I received one of my home school magazines yesterday in the mail. There is an article about Abraham Lincoln in this issue. It was an article about his early life with many good books to reference to learn even more about him. He really had an interesting life. Not easy...but interesting. He really only attended formal school for about a year in rural Indiana. When I say formal I just mean a log cabin school house that he attended. His childhood education "stint" in the school house consisted of rote memorization of the alphabet,multiplication tables, rules of grammar, and Scripture passages. Mostly, Lincoln was a self learner. He had a desire to read and learn.He found books where ever he could. I can relate with the desire to read and then write down the passages that were important....to memorize the lines of certain books or stories. I learned that Abraham Lincoln also not only read, but liked to read aloud. When asked about this he replied, "when I read aloud my two senses catch the idea.

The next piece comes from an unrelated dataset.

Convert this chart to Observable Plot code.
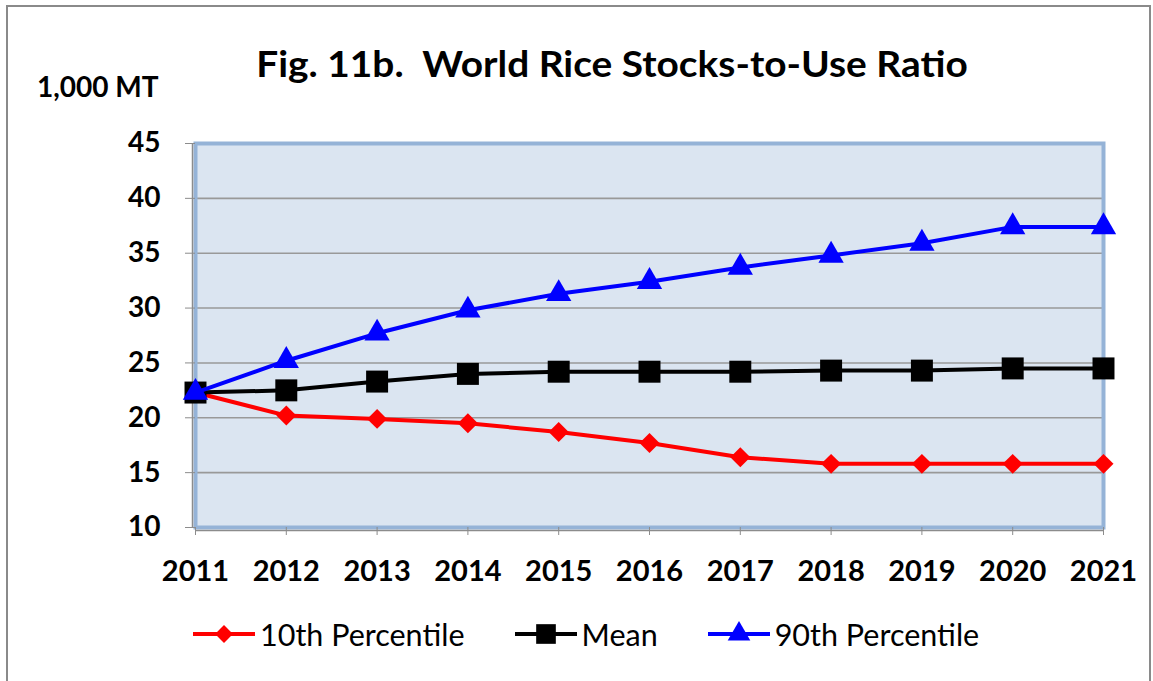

First, I see what I am reading, and secondly, I hear it read, and I can thus remember what I read the better." (Seems to me, as a school teacher myself, that he was on to something far before it became the norm to use a multi-sensory approach to learning.)
The few books he could get his hands on were not trivial. He read The Bible, Shakespeare's plays, Daniel Defoe's Robinson Crusoe, John Bunyan's The Pilgrim's Progress, Aesop's Fables, the autobiography of Benjamin Franklin and Weem's Life of Washington. Elton Trueblood, in his work on the spiritual life of Lincoln wrote, "Thereby, the lack of formal education was partly balanced by ...the habitual vision of greatness."
Abraham Lincoln was an amazing man, and as we all know has graced history as one of our country's most beloved presidents. This February, on President's Day, take a few minutes to think about Mr. Lincoln. Or better yet, read a good book in honor of him.